# [RECORDED INFORMATION]

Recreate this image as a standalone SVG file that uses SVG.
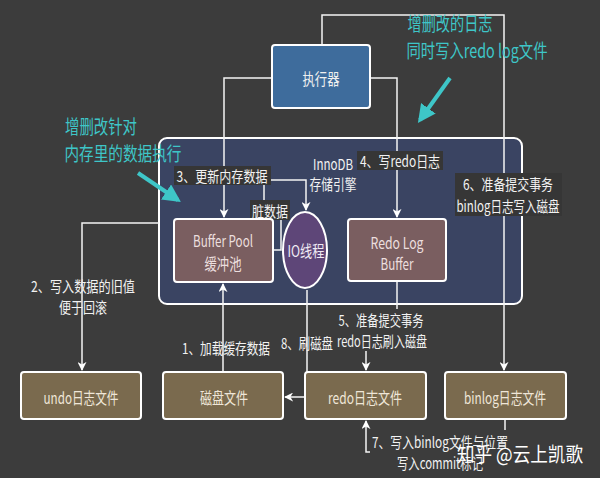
<svg xmlns="http://www.w3.org/2000/svg" width="600" height="478" viewBox="0 0 600 478">
<defs>
<marker id="ah" viewBox="0 0 10 10" refX="9" refY="5" markerWidth="9" markerHeight="9" markerUnits="userSpaceOnUse" orient="auto">
<path d="M0,0 L10,5 L0,10 L3,5 z" fill="#ffffff"/>
</marker>
<marker id="cy" viewBox="0 0 10 10" refX="8" refY="5" markerWidth="4.5" markerHeight="4.5" orient="auto">
<path d="M0,0 L10,5 L0,10 z" fill="#3ec6c8"/>
</marker>
<style>
text{font-family:"Noto Sans CJK SC","Liberation Sans",sans-serif;dominant-baseline:central;text-anchor:middle;}
.lbl{font-size:15px;fill:#f2f2f2;}
.box{font-size:16px;}
.cyan{font-size:19px;fill:#3ec6c8;}
.conn{fill:none;stroke:#f4f4f4;stroke-width:1.5;}
.lb{fill:#363636;}
.lbo{fill:#3c3c3c;}
.file{fill:#7a6a4e;stroke:#ffffff;stroke-width:2;}
</style>
</defs>
<rect x="0" y="0" width="600" height="478" fill="#3c3c3c"/>
<g id="innodb">
<rect x="159" y="138" width="363" height="166" rx="8" fill="#3a4462" stroke="#ffffff" stroke-width="2"/>
<text class="lbl" x="333" y="163" textLength="40" lengthAdjust="spacingAndGlyphs">InnoDB</text>
<text class="lbl" x="333" y="183" textLength="47" lengthAdjust="spacingAndGlyphs">存储引擎</text>
</g>
<g id="connectors">
<path class="conn" d="M322,45 V15 H504 V370" marker-end="url(#ah)"/>
<path class="conn" d="M272,78 H224 V217" marker-end="url(#ah)"/>
<path class="conn" d="M370,78 H397 V217" marker-end="url(#ah)"/>
<path class="conn" d="M273,250 H281 V205 H264 V180 H306 V210" marker-end="url(#ah)"/>
<path class="conn" d="M159,223 H82 V370" marker-end="url(#ah)"/>
<path class="conn" d="M223,372 V284" marker-end="url(#ah)"/>
<path class="conn" d="M307,290 V397 H285" marker-end="url(#ah)"/>
<path class="conn" d="M397,281 V330 H366 V370" marker-end="url(#ah)"/>
<path class="conn" d="M505,419 V452 H366 V421" marker-end="url(#ah)"/>
<rect class="lb" x="174" y="166" width="97" height="19"/>
<text class="lbl" x="222" y="175" textLength="91" lengthAdjust="spacingAndGlyphs">3、更新内存数据</text>
<rect class="lb" x="250" y="200" width="40" height="20"/>
<text class="lbl" x="270" y="210" textLength="36" lengthAdjust="spacingAndGlyphs">脏数据</text>
<rect class="lb" x="357" y="151" width="86" height="19"/>
<text class="lbl" x="400" y="160" textLength="80" lengthAdjust="spacingAndGlyphs">4、写redo日志</text>
<rect class="lb" x="455" y="173" width="107" height="43"/>
<text class="lbl" x="508" y="183" textLength="90" lengthAdjust="spacingAndGlyphs">6、准备提交事务</text>
<text class="lbl" x="508" y="205" textLength="103" lengthAdjust="spacingAndGlyphs">binlog日志写入磁盘</text>
<text class="lbl" x="83" y="285" textLength="104" lengthAdjust="spacingAndGlyphs">2、写入数据的旧值</text>
<text class="lbl" x="83" y="306" textLength="48" lengthAdjust="spacingAndGlyphs">便于回滚</text>
<text class="lbl" x="226" y="347" textLength="88" lengthAdjust="spacingAndGlyphs">1、加载缓存数据</text>
<text class="lbl" x="307" y="342" textLength="52" lengthAdjust="spacingAndGlyphs">8、刷磁盘</text>
<rect class="lbo" x="335" y="309" width="94" height="42"/>
<text class="lbl" x="381" y="319" textLength="85" lengthAdjust="spacingAndGlyphs">5、准备提交事务</text>
<text class="lbl" x="382" y="340" textLength="90" lengthAdjust="spacingAndGlyphs">redo日志刷入磁盘</text>
<rect class="lbo" x="370" y="430" width="140" height="42"/>
<text class="lbl" x="440" y="441" textLength="136" lengthAdjust="spacingAndGlyphs">7、写入binlog文件与位置</text>
<text class="lbl" x="440" y="462" textLength="86" lengthAdjust="spacingAndGlyphs">写入commit标记</text>
</g>
<g id="executor">
<rect x="272" y="45" width="98" height="63" rx="3" fill="#3e6c9c" stroke="#ffffff" stroke-width="2"/>
<text class="box" x="321" y="78" fill="#f0f0f0" textLength="37" lengthAdjust="spacingAndGlyphs">执行器</text>
</g>
<g id="bufferpool">
<rect x="174" y="219" width="99" height="63" rx="3" fill="#7a5e60" stroke="#ffffff" stroke-width="2"/>
<text class="box" x="223" y="240" fill="#ecdede" textLength="60" lengthAdjust="spacingAndGlyphs">Buffer Pool</text>
<text class="box" x="223" y="263" fill="#ecdede" textLength="37" lengthAdjust="spacingAndGlyphs">缓冲池</text>
</g>
<g id="iothread">
<ellipse cx="305" cy="250" rx="22" ry="38" fill="#5e4678" stroke="#ffffff" stroke-width="2"/>
<text class="box" x="306" y="250" fill="#f0eaf4" textLength="37" lengthAdjust="spacingAndGlyphs">IO线程</text>
</g>
<g id="redologbuffer">
<rect x="348" y="219" width="98" height="62" rx="3" fill="#7a5e60" stroke="#ffffff" stroke-width="2"/>
<text class="box" x="397" y="242" fill="#ecdede" textLength="53" lengthAdjust="spacingAndGlyphs">Redo Log</text>
<text class="box" x="397" y="263" fill="#ecdede" textLength="33" lengthAdjust="spacingAndGlyphs">Buffer</text>
</g>
<g id="undofile">
<rect class="file" x="21" y="372" width="120" height="47" rx="3"/>
<text class="box" x="81" y="397" fill="#efe6d8" textLength="75" lengthAdjust="spacingAndGlyphs">undo日志文件</text>
</g>
<g id="diskfile">
<rect class="file" x="163" y="372" width="120" height="47" rx="3"/>
<text class="box" x="224" y="397" fill="#efe6d8" textLength="48" lengthAdjust="spacingAndGlyphs">磁盘文件</text>
</g>
<g id="redofile">
<rect class="file" x="305" y="372" width="121" height="47" rx="3"/>
<text class="box" x="365" y="397" fill="#efe6d8" textLength="74" lengthAdjust="spacingAndGlyphs">redo日志文件</text>
</g>
<g id="binlogfile">
<rect class="file" x="445" y="372" width="121" height="47" rx="3"/>
<text class="box" x="505" y="397" fill="#efe6d8" textLength="82" lengthAdjust="spacingAndGlyphs">binlog日志文件</text>
</g>
<g id="annotations">
<text class="cyan" x="450" y="22" textLength="85" lengthAdjust="spacingAndGlyphs">增删改的日志</text>
<text class="cyan" x="477" y="49" textLength="141" lengthAdjust="spacingAndGlyphs">同时写入redo log文件</text>
<line x1="450" y1="78" x2="420" y2="120" stroke="#3ec6c8" stroke-width="4" marker-end="url(#cy)"/>
<text class="cyan" x="101" y="125" textLength="72" lengthAdjust="spacingAndGlyphs">增删改针对</text>
<text class="cyan" x="123" y="152" textLength="117" lengthAdjust="spacingAndGlyphs">内存里的数据执行</text>
<line x1="138" y1="173" x2="178" y2="200" stroke="#3ec6c8" stroke-width="4" marker-end="url(#cy)"/>
<text x="520" y="453" font-size="20" fill="#ffffff" textLength="126" lengthAdjust="spacingAndGlyphs">知乎 @云上凯歌</text>
</g>
</svg>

# [YOUR INSTRUCTIONS]
Except for the pictures, copy the material above exactly.

# [OUTPUT FOR THIS TASK]
Recreate this image as a standalone SVG file that uses SVG.
<svg xmlns="http://www.w3.org/2000/svg" width="600" height="478" viewBox="0 0 600 478">
<defs>
<marker id="ah" viewBox="0 0 10 10" refX="9" refY="5" markerWidth="9" markerHeight="9" markerUnits="userSpaceOnUse" orient="auto">
<path d="M0,0 L10,5 L0,10 L3,5 z" fill="#ffffff"/>
</marker>
<marker id="cy" viewBox="0 0 10 10" refX="8" refY="5" markerWidth="4.5" markerHeight="4.5" orient="auto">
<path d="M0,0 L10,5 L0,10 z" fill="#3ec6c8"/>
</marker>
<style>
text{font-family:"Noto Sans CJK SC","Liberation Sans",sans-serif;dominant-baseline:central;text-anchor:middle;}
.lbl{font-size:15px;fill:#f2f2f2;}
.box{font-size:16px;}
.cyan{font-size:19px;fill:#3ec6c8;}
.conn{fill:none;stroke:#f4f4f4;stroke-width:1.5;}
.lb{fill:#363636;}
.lbo{fill:#3c3c3c;}
.file{fill:#7a6a4e;stroke:#ffffff;stroke-width:2;}
</style>
</defs>
<rect x="0" y="0" width="600" height="478" fill="#3c3c3c"/>
<g id="innodb">
<rect x="159" y="138" width="363" height="166" rx="8" fill="#3a4462" stroke="#ffffff" stroke-width="2"/>
<text class="lbl" x="333" y="163" textLength="40" lengthAdjust="spacingAndGlyphs">InnoDB</text>
<text class="lbl" x="333" y="183" textLength="47" lengthAdjust="spacingAndGlyphs">存储引擎</text>
</g>
<g id="connectors">
<path class="conn" d="M322,45 V15 H504 V370" marker-end="url(#ah)"/>
<path class="conn" d="M272,78 H224 V217" marker-end="url(#ah)"/>
<path class="conn" d="M370,78 H397 V217" marker-end="url(#ah)"/>
<path class="conn" d="M273,250 H281 V205 H264 V180 H306 V210" marker-end="url(#ah)"/>
<path class="conn" d="M159,223 H82 V370" marker-end="url(#ah)"/>
<path class="conn" d="M223,372 V284" marker-end="url(#ah)"/>
<path class="conn" d="M307,290 V397 H285" marker-end="url(#ah)"/>
<path class="conn" d="M397,281 V330 H366 V370" marker-end="url(#ah)"/>
<path class="conn" d="M505,419 V452 H366 V421" marker-end="url(#ah)"/>
<rect class="lb" x="174" y="166" width="97" height="19"/>
<text class="lbl" x="222" y="175" textLength="91" lengthAdjust="spacingAndGlyphs">3、更新内存数据</text>
<rect class="lb" x="250" y="200" width="40" height="20"/>
<text class="lbl" x="270" y="210" textLength="36" lengthAdjust="spacingAndGlyphs">脏数据</text>
<rect class="lb" x="357" y="151" width="86" height="19"/>
<text class="lbl" x="400" y="160" textLength="80" lengthAdjust="spacingAndGlyphs">4、写redo日志</text>
<rect class="lb" x="455" y="173" width="107" height="43"/>
<text class="lbl" x="508" y="183" textLength="90" lengthAdjust="spacingAndGlyphs">6、准备提交事务</text>
<text class="lbl" x="508" y="205" textLength="103" lengthAdjust="spacingAndGlyphs">binlog日志写入磁盘</text>
<text class="lbl" x="83" y="285" textLength="104" lengthAdjust="spacingAndGlyphs">2、写入数据的旧值</text>
<text class="lbl" x="83" y="306" textLength="48" lengthAdjust="spacingAndGlyphs">便于回滚</text>
<text class="lbl" x="226" y="347" textLength="88" lengthAdjust="spacingAndGlyphs">1、加载缓存数据</text>
<text class="lbl" x="307" y="342" textLength="52" lengthAdjust="spacingAndGlyphs">8、刷磁盘</text>
<rect class="lbo" x="335" y="309" width="94" height="42"/>
<text class="lbl" x="381" y="319" textLength="85" lengthAdjust="spacingAndGlyphs">5、准备提交事务</text>
<text class="lbl" x="382" y="340" textLength="90" lengthAdjust="spacingAndGlyphs">redo日志刷入磁盘</text>
<rect class="lbo" x="370" y="430" width="140" height="42"/>
<text class="lbl" x="440" y="441" textLength="136" lengthAdjust="spacingAndGlyphs">7、写入binlog文件与位置</text>
<text class="lbl" x="440" y="462" textLength="86" lengthAdjust="spacingAndGlyphs">写入commit标记</text>
</g>
<g id="executor">
<rect x="272" y="45" width="98" height="63" rx="3" fill="#3e6c9c" stroke="#ffffff" stroke-width="2"/>
<text class="box" x="321" y="78" fill="#f0f0f0" textLength="37" lengthAdjust="spacingAndGlyphs">执行器</text>
</g>
<g id="bufferpool">
<rect x="174" y="219" width="99" height="63" rx="3" fill="#7a5e60" stroke="#ffffff" stroke-width="2"/>
<text class="box" x="223" y="240" fill="#ecdede" textLength="60" lengthAdjust="spacingAndGlyphs">Buffer Pool</text>
<text class="box" x="223" y="263" fill="#ecdede" textLength="37" lengthAdjust="spacingAndGlyphs">缓冲池</text>
</g>
<g id="iothread">
<ellipse cx="305" cy="250" rx="22" ry="38" fill="#5e4678" stroke="#ffffff" stroke-width="2"/>
<text class="box" x="306" y="250" fill="#f0eaf4" textLength="37" lengthAdjust="spacingAndGlyphs">IO线程</text>
</g>
<g id="redologbuffer">
<rect x="348" y="219" width="98" height="62" rx="3" fill="#7a5e60" stroke="#ffffff" stroke-width="2"/>
<text class="box" x="397" y="242" fill="#ecdede" textLength="53" lengthAdjust="spacingAndGlyphs">Redo Log</text>
<text class="box" x="397" y="263" fill="#ecdede" textLength="33" lengthAdjust="spacingAndGlyphs">Buffer</text>
</g>
<g id="undofile">
<rect class="file" x="21" y="372" width="120" height="47" rx="3"/>
<text class="box" x="81" y="397" fill="#efe6d8" textLength="75" lengthAdjust="spacingAndGlyphs">undo日志文件</text>
</g>
<g id="diskfile">
<rect class="file" x="163" y="372" width="120" height="47" rx="3"/>
<text class="box" x="224" y="397" fill="#efe6d8" textLength="48" lengthAdjust="spacingAndGlyphs">磁盘文件</text>
</g>
<g id="redofile">
<rect class="file" x="305" y="372" width="121" height="47" rx="3"/>
<text class="box" x="365" y="397" fill="#efe6d8" textLength="74" lengthAdjust="spacingAndGlyphs">redo日志文件</text>
</g>
<g id="binlogfile">
<rect class="file" x="445" y="372" width="121" height="47" rx="3"/>
<text class="box" x="505" y="397" fill="#efe6d8" textLength="82" lengthAdjust="spacingAndGlyphs">binlog日志文件</text>
</g>
<g id="annotations">
<text class="cyan" x="450" y="22" textLength="85" lengthAdjust="spacingAndGlyphs">增删改的日志</text>
<text class="cyan" x="477" y="49" textLength="141" lengthAdjust="spacingAndGlyphs">同时写入redo log文件</text>
<line x1="450" y1="78" x2="420" y2="120" stroke="#3ec6c8" stroke-width="4" marker-end="url(#cy)"/>
<text class="cyan" x="101" y="125" textLength="72" lengthAdjust="spacingAndGlyphs">增删改针对</text>
<text class="cyan" x="123" y="152" textLength="117" lengthAdjust="spacingAndGlyphs">内存里的数据执行</text>
<line x1="138" y1="173" x2="178" y2="200" stroke="#3ec6c8" stroke-width="4" marker-end="url(#cy)"/>
<text x="520" y="453" font-size="20" fill="#ffffff" textLength="126" lengthAdjust="spacingAndGlyphs">知乎 @云上凯歌</text>
</g>
</svg>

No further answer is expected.